Quote from: Clinton R. Nixon on July 23, 2005, 12:57:39 PMI never played in a game I'd call immersive again. (To note, and this might be important, I started working with Ron on the Forge that year.) I missed it, too, for about a year. But my play experiences since then have been better and better. My games now are anything but immersive - we pause the game and talk about what just happened and its implications, or why I chose as GM to make certain things happen, all the time. But we're making art.

And that's the part that kills. Someone's going to read that one line and run off to their dark little weblog or corner of a forum and build that up and say, "Look at those elitists! Making ART! It's a game! What's wrong with them?" But I think role-playing game playing is a process, and you can't stay in one of these modes forever, or you stagnate. The stories you hear about scary gamers: they're stuck in the first mode, something that you should grow out of. The people who flip their pancake of reason every time theory or "meta-gaming" (whatever the heck that is) gets brought up: they don't want the bubble of immersion broken. But it's going to get broken if you're healthy: you can't keep that up; you'll either be fooling yourself that it's happening, or driving yourself disassociative.

Sooner or later, adulthood comes along. And what was childish games has to fall aside or be examined. Examination and then creation produces art, plain and simple.

I'm a highly immersive player who decided to look in on the discussion here, and can definitely say you are incorrect.  Not only do I have no objection to you calling gaming art, I also do.  I game in an exceedingly immersive fashion and have absolutely no interest styles of play that emphasize dealing with the artfice of gaming, and I consider gaming to be an art - an art that is (for me at least) very similar to that of the many novelists who talk about their characters having a "life of their" own.

Samuel R. Delany describes a parallel (and I suspect actually identical) creative divide between artifice and unconscious inspiration in Part VI of his wonderful essay The Politics of Paraliterary Criticism.

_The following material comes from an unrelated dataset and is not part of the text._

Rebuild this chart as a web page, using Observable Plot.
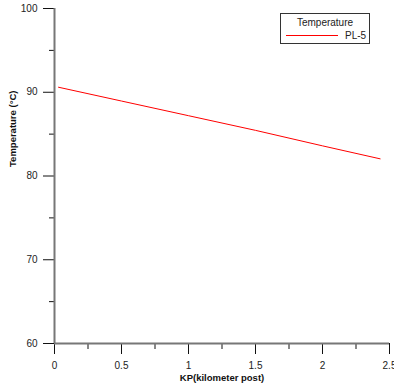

In any case, while I have absolutely no objections to your use of the term "ART", I have extremely strong objections to your suggestions that immersive players like myself are "immature", "childish", or mentally unbalanced.  Those sorts of attacks do nothing to help any discussion.  I understand that some people prefer games and styles of play that I find completely unenjoyable.  However, despite the fact that I wish to avoid playing with people who prefer such styles of play (in large part because their style of play actively hampers my own), I do not consider them to be ignorant or mentally damaged.  My "art" is different from yours, but it is not in any way inferior.

-John Snead
Professional RPG author and avid player 

Clinton R. Nixon

Quote from: John on July 25, 2005, 11:47:06 PM
Quote from: Clinton R. Nixon on July 23, 2005, 12:57:39 PMI never played in a game I'd call immersive again. (To note, and this might be important, I started working with Ron on the Forge that year.) I missed it, too, for about a year. But my play experiences since then have been better and better. My games now are anything but immersive - we pause the game and talk about what just happened and its implications, or why I chose as GM to make certain things happen, all the time. But we're making art.

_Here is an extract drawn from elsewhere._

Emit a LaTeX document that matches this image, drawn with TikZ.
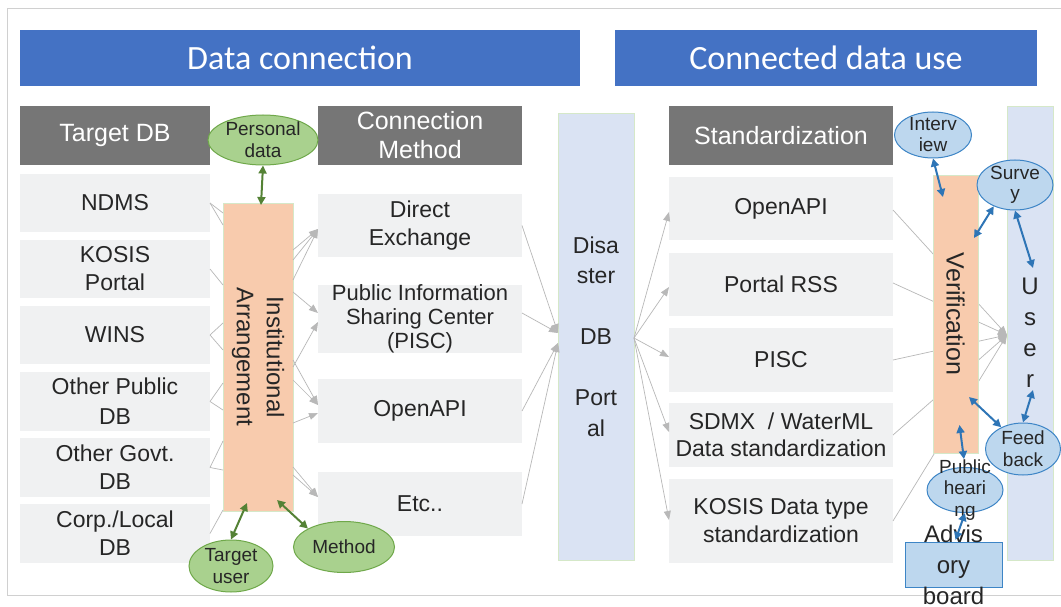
\documentclass[tikz,border=0pt]{standalone}
\usepackage{fontspec}
\setmainfont{Liberation Sans}
\newfontfamily\hdrfont{Carlito}
\usetikzlibrary{shapes.geometric,arrows.meta,calc}
\definecolor{hdrblue}{HTML}{4472C4}
\definecolor{hdrgray}{HTML}{767676}
\definecolor{itemgray}{HTML}{F0F1F2}
\definecolor{peach}{HTML}{F8CBAD}
\definecolor{portalblue}{HTML}{DAE3F3}
\definecolor{paleborder}{HTML}{D5E8C8}
\definecolor{gfill}{HTML}{A9D18E}
\definecolor{gborder}{HTML}{6FA84A}
\definecolor{garr}{HTML}{548235}
\definecolor{bfill}{HTML}{BDD7EE}
\definecolor{bborder}{HTML}{3D85C6}
\definecolor{barr}{HTML}{2E75B6}
\definecolor{linegray}{HTML}{B8B8B8}
\definecolor{txt}{HTML}{262626}
\definecolor{framegray}{HTML}{D0D0D0}
\begin{document}
\begin{tikzpicture}[x=1pt,y=-1pt,
  box/.style={inner sep=0pt, outer sep=0pt, align=center},
  bighdr/.style={box, fill=hdrblue, text=white, font=\hdrfont\fontsize{34}{36}\selectfont},
  colhdr/.style={box, fill=hdrgray, text=white, font=\fontsize{25}{29}\selectfont},
  item/.style={box, fill=itemgray, text=txt, font=\fontsize{23}{28}\selectfont},
  c1/.style={item, minimum width=190pt},
  c2/.style={item, minimum width=204pt},
  c3/.style={item, minimum width=224pt},
  tallbox/.style={box, draw=paleborder, line width=0.6pt, text=txt},
  gell/.style={ellipse, draw=gborder, fill=gfill, line width=1pt, inner sep=0pt},
  bell/.style={ellipse, draw=bborder, fill=bfill, line width=1pt, inner sep=0pt},
  etext/.style={font=\fontsize{19}{22}\selectfont, text=txt, align=center, inner sep=0pt},
  gline/.style={draw=linegray, line width=0.7pt},
  garrow/.style={gline, -{Triangle[length=9pt,width=7pt]}},
  grarrow/.style={draw=garr, line width=2pt, {Triangle[length=8pt,width=8pt]}-{Triangle[length=8pt,width=8pt]}},
  blarrow/.style={draw=barr, line width=2pt, {Triangle[length=8pt,width=8pt]}-{Triangle[length=8pt,width=8pt]}}
]
\useasboundingbox (0,0) rectangle (1061,607);
\fill[white] (0,0) rectangle (1061,607);
\draw[framegray, line width=0.8pt] (1065,8) -- (7,8) -- (7,595) -- (1065,595);

% big headers
\node[bighdr, minimum width=560pt, minimum height=56pt] (hleft) at (300,58) {Data connection};
\node[bighdr, minimum width=422pt, minimum height=56pt] (hright) at (826,58) {Connected data use};

% column 1
\node[colhdr, minimum width=190pt, minimum height=59pt] (tdbh) at (115,135.5) {Target DB};
\node[c1, minimum height=58pt] (ndms) at (115,203) {NDMS};
\node[c1, minimum height=58pt] (kosis) at (115,269) {KOSIS\\Portal};
\node[c1, minimum height=58pt] (wins) at (115,335) {WINS};
\node[c1, minimum height=59pt, font=\fontsize{23}{30}\selectfont] (opub) at (115,401.5) {Other Public\\DB};
\node[c1, minimum height=59pt] (ogov) at (115,467.5) {Other Govt.\\DB};
\node[c1, minimum height=59pt] (corp) at (115,533.5) {Corp./Local\\DB};

% institutional arrangement
\node[tallbox, fill=peach, minimum width=70pt, minimum height=308pt,
  label={[rotate=-90, font=\fontsize{24}{30}\selectfont, text=txt, align=center, inner sep=0pt]center:Institutional\\Arrangement}] (inst) at (258,357) {};

% column 2
\node[colhdr, minimum width=204pt, minimum height=59pt] (cmh) at (420,135.5) {Connection\\Method};
\node[c2, minimum height=63pt] (direct) at (420,225.5) {Direct\\Exchange};
\node[c2, minimum height=64pt, font=\fontsize{22}{24}\selectfont] (pisc) at (420,319) {Public Information\\Sharing Center\\(PISC)};
\node[c2, minimum height=64pt] (oapi) at (420,411) {OpenAPI};
\node[c2, minimum height=64pt] (etc) at (420,504) {Etc..};

% portal
\node[tallbox, fill=portalblue, minimum width=76pt, minimum height=447pt,
  font=\fontsize{23}{30.5}\selectfont] (portal) at (596,336.5) {Disa\\ster\\[30.5pt]DB\\[30.5pt]Port\\al};

% column 3
\node[colhdr, minimum width=224pt, minimum height=59pt] (sth) at (781,135.5) {Standardization};
\node[c3, minimum height=63pt] (sapi) at (781,208.5) {OpenAPI};
\node[c3, minimum height=63pt] (rss) at (781,284.5) {Portal RSS};
\node[c3, minimum height=64pt] (spisc) at (781,360) {PISC};
\node[c3, minimum height=64pt, font=\fontsize{23}{27}\selectfont] (sdmx) at (781,435) {SDMX \ / WaterML\\Data standardization};
\node[c3, minimum height=84pt] (skosis) at (781,521) {KOSIS Data type\\standardization};

% user
\node[tallbox, fill=portalblue, minimum width=46pt, minimum height=454pt,
  font=\fontsize{24}{31}\selectfont] (user) at (1030,333) {U\\s\\e\\r};

% lines target -> institutional
\draw[gline] (ndms.east) -- (inst.west |- 0,213);
\draw[gline] (ndms.east) -- (inst.west |- 0,225);
\draw[gline] (kosis.east) -- (inst.west |- 0,285);
\draw[gline] (wins.east) -- (inst.west |- 0,323);
\draw[gline] (wins.east) -- (inst.west |- 0,350);
\draw[gline] (opub.east) -- (inst.west |- 0,383);
\draw[gline] (opub.east) -- (inst.west |- 0,410);
\draw[gline] (ogov.east) -- (inst.west |- 0,441);
\draw[gline] (ogov.east) -- (inst.west |- 0,470);
\draw[gline] (corp.east) -- (inst.west |- 0,510);

% institutional -> methods
\draw[garrow] (inst.east |- 0,250) -- (direct.west |- 0,229);
\draw[garrow] (inst.east |- 0,260) -- (direct.west |- 0,229);
\draw[garrow] (inst.east |- 0,280) -- (direct.west |- 0,229);
\draw[garrow] (inst.east |- 0,292) -- (pisc.west |- 0,313);
\draw[garrow] (inst.east |- 0,367) -- (pisc.west |- 0,322);
\draw[garrow] (inst.east |- 0,360) -- (oapi.west |- 0,405);
\draw[garrow] (inst.east |- 0,380) -- (oapi.west |- 0,405);
\draw[garrow] (inst.east |- 0,423) -- (oapi.west |- 0,413);
\draw[garrow] (inst.east |- 0,467) -- (etc.west |- 0,497);
\draw[garrow] (inst.east |- 0,475) -- (etc.west |- 0,497);

% methods -> portal
\draw[garrow] (direct.east) -- (portal.west |- 0,333);
\draw[garrow] (pisc.east |- 0,313) -- (portal.west |- 0,333);
\draw[garrow] (oapi.east) -- (portal.west |- 0,343);
\draw[garrow] (etc.east) -- (portal.west |- 0,343);

% portal -> standardization
\draw[garrow] (portal.east |- 0,338) -- (sapi.west |- 0,212);
\draw[garrow] (portal.east |- 0,338) -- (rss.west |- 0,287);
\draw[garrow] (portal.east |- 0,338) -- (spisc.west |- 0,357);
\draw[garrow] (portal.east |- 0,338) -- (sdmx.west |- 0,432);
\draw[garrow] (portal.east |- 0,338) -- (skosis.west |- 0,520);

% standardization -> user (behind verification)
\draw[garrow] (sapi.east |- 0,210) -- (user.west |- 0,335);
\draw[garrow] (rss.east |- 0,283) -- (user.west |- 0,335);
\draw[garrow] (spisc.east) -- (user.west |- 0,335);
\draw[garrow] (sdmx.east) -- (user.west |- 0,335);
\draw[garrow] (skosis.east) -- (user.west |- 0,335);

% verification
\node[tallbox, fill=peach, minimum width=45pt, minimum height=278pt,
  label={[rotate=-90, font=\fontsize{25}{30}\selectfont, text=txt, inner sep=0pt]center:Verification}] (verif) at (955.5,314) {};

% advisory board
\node[box, draw=bborder, fill=bfill, line width=1pt, minimum width=97pt, minimum height=45pt,
  label={[font=\fontsize{24}{31}\selectfont, text=txt, align=center, inner sep=0pt]center:Advis\\ory\\board}] (advisory) at (953.5,564.5) {};

% green ellipses
\node[gell, minimum width=110pt, minimum height=50pt, label={[etext]center:Personal\\data}] (personal) at (263,140) {};
\node[gell, minimum width=84pt, minimum height=52pt, label={[etext]center:Target\\user}] (tuser) at (231,566) {};
\node[gell, minimum width=101pt, minimum height=51pt, label={[etext]center:Method}] (method) at (344,547) {};

% blue ellipses
\node[bell, minimum width=77pt, minimum height=46pt, label={[etext, font=\fontsize{19}{21}\selectfont]center:Interv\\iew}] (interview) at (933,135) {};
\node[bell, minimum width=76pt, minimum height=50pt, label={[etext, font=\fontsize{19}{20}\selectfont]center:Surve\\y}] (survey) at (1015,185) {};
\node[bell, minimum width=75pt, minimum height=52pt, label={[etext]center:Feed\\back}] (feedback) at (1023,449) {};
\node[bell, minimum width=76pt, minimum height=45pt, label={[etext, font=\fontsize{19}{21.5}\selectfont]center:Public\\heari\\ng}] (hearing) at (965,490) {};

% green arrows
\draw[grarrow] (personal.south) -- ($(inst.north)+(3,2)$);
\draw[grarrow] (tuser.north) -- ($(inst.south)+(-11,-8)$);
\draw[grarrow] (method.north west) -- ($(inst.south)+(19,-11)$);

% blue arrows
\draw[blarrow] (interview.south) -- ($(verif.north west)+(10,22)$);
\draw[blarrow] (survey.225) -- ($(verif.north east)+(-4,63)$);
\draw[blarrow] (survey.south) -- ($(user.north)+(3,162)$);
\draw[blarrow] (feedback.135) -- ($(verif.south east)+(-9,-56)$);
\draw[blarrow] (feedback.north) -- ($(user.north)+(3,284)$);
\draw[blarrow, shorten <=8pt] (hearing.north) -- ($(verif.south)+(4,-28)$);
\draw[blarrow] (hearing.south) -- ($(advisory.north)+(2,-2)$);
\end{tikzpicture}
\end{document}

And that's the part that kills. Someone's going to read that one line and run off to their dark little weblog or corner of a forum and build that up and say, "Look at those elitists! Making ART! It's a game! What's wrong with them?" But I think role-playing game playing is a process, and you can't stay in one of these modes forever, or you stagnate. The stories you hear about scary gamers: they're stuck in the first mode, something that you should grow out of. The people who flip their pancake of reason every time theory or "meta-gaming" (whatever the heck that is) gets brought up: they don't want the bubble of immersion broken. But it's going to get broken if you're healthy: you can't keep that up; you'll either be fooling yourself that it's happening, or driving yourself disassociative.

Sooner or later, adulthood comes along. And what was childish games has to fall aside or be examined. Examination and then creation produces art, plain and simple.

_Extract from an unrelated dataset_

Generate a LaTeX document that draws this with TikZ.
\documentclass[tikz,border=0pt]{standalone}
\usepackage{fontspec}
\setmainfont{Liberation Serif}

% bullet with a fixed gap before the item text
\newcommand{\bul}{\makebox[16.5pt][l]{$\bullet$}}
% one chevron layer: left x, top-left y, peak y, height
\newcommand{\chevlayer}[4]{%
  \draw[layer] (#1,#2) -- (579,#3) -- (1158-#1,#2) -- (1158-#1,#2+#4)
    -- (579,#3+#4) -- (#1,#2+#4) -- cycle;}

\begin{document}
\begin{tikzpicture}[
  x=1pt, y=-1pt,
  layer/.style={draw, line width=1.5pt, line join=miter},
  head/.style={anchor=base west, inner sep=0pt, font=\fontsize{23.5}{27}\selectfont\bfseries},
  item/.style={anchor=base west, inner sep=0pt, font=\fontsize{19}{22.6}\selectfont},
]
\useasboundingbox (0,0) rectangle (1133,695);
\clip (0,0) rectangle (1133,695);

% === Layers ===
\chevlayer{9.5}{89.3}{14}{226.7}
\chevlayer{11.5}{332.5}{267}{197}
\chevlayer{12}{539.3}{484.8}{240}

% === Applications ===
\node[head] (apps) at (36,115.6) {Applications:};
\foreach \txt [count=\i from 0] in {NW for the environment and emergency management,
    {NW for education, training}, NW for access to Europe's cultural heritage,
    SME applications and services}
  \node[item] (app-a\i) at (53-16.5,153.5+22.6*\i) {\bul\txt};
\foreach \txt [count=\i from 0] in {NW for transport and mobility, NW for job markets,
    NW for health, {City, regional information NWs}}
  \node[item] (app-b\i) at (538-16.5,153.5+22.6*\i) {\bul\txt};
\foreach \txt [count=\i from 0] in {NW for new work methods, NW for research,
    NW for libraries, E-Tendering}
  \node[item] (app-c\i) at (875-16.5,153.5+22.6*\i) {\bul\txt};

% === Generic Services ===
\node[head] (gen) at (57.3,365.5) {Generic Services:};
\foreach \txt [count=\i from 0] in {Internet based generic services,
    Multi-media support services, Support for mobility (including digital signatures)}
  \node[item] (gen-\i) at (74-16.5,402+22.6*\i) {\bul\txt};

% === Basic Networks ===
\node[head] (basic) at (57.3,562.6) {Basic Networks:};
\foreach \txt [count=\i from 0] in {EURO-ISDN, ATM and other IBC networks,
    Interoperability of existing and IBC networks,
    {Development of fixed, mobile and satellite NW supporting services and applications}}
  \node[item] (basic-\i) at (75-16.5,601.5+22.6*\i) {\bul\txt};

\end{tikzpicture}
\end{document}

I'm a highly immersive player who decided to look in on the discussion here, and can definitely say you are incorrect.  Not only do I have no objection to you calling gaming art, I also do.  I game in an exceedingly immersive fashion and have absolutely no interest styles of play that emphasize dealing with the artfice of gaming, and I consider gaming to be an art - an art that is (for me at least) very similar to that of the many novelists who talk about their characters having a "life of their" own.

Samuel R. Delany describes a parallel (and I suspect actually identical) creative divide between artifice and unconscious inspiration in Part VI of his wonderful essay The Politics of Paraliterary Criticism.

In any case, while I have absolutely no objections to your use of the term "ART", I have extremely strong objections to your suggestions that immersive players like myself are "immature", "childish", or mentally unbalanced.  Those sorts of attacks do nothing to help any discussion.  I understand that some people prefer games and styles of play that I find completely unenjoyable.  However, despite the fact that I wish to avoid playing with people who prefer such styles of play (in large part because their style of play actively hampers my own), I do not consider them to be ignorant or mentally damaged.  My "art" is different from yours, but it is not in any way inferior.

-John Snead
Professional RPG author and avid player 

Hi John,

I'm not certain that you're familiar with our standards of conversation on the Forge. We've got two standards that I need to remind you of:

1) Posting solely reactions devoid of content is frowned upon.
2) More important, when Ron closes a thread, it stays closed.

If you'd like to expand your point past "you're wrong," you are more than invited to start a new thread on the matter.
Clinton R. Nixon
CRN Games

Alan

EDIT: Aw crap, I missed the fact that the thread was closed. 
- Alan

A Writer's Blog: http://www.alanbarclay.com

Clinton R. Nixon

Hey, lest someone think I was being overly assholish above, seriously, I want a new thread with John's thoughts - on immersion, not just on "Clinton's wrong." This one just already happened to be closed. This was one of those cases where moderator and user mixed to a bad taste, and I wanted to clear the air on that.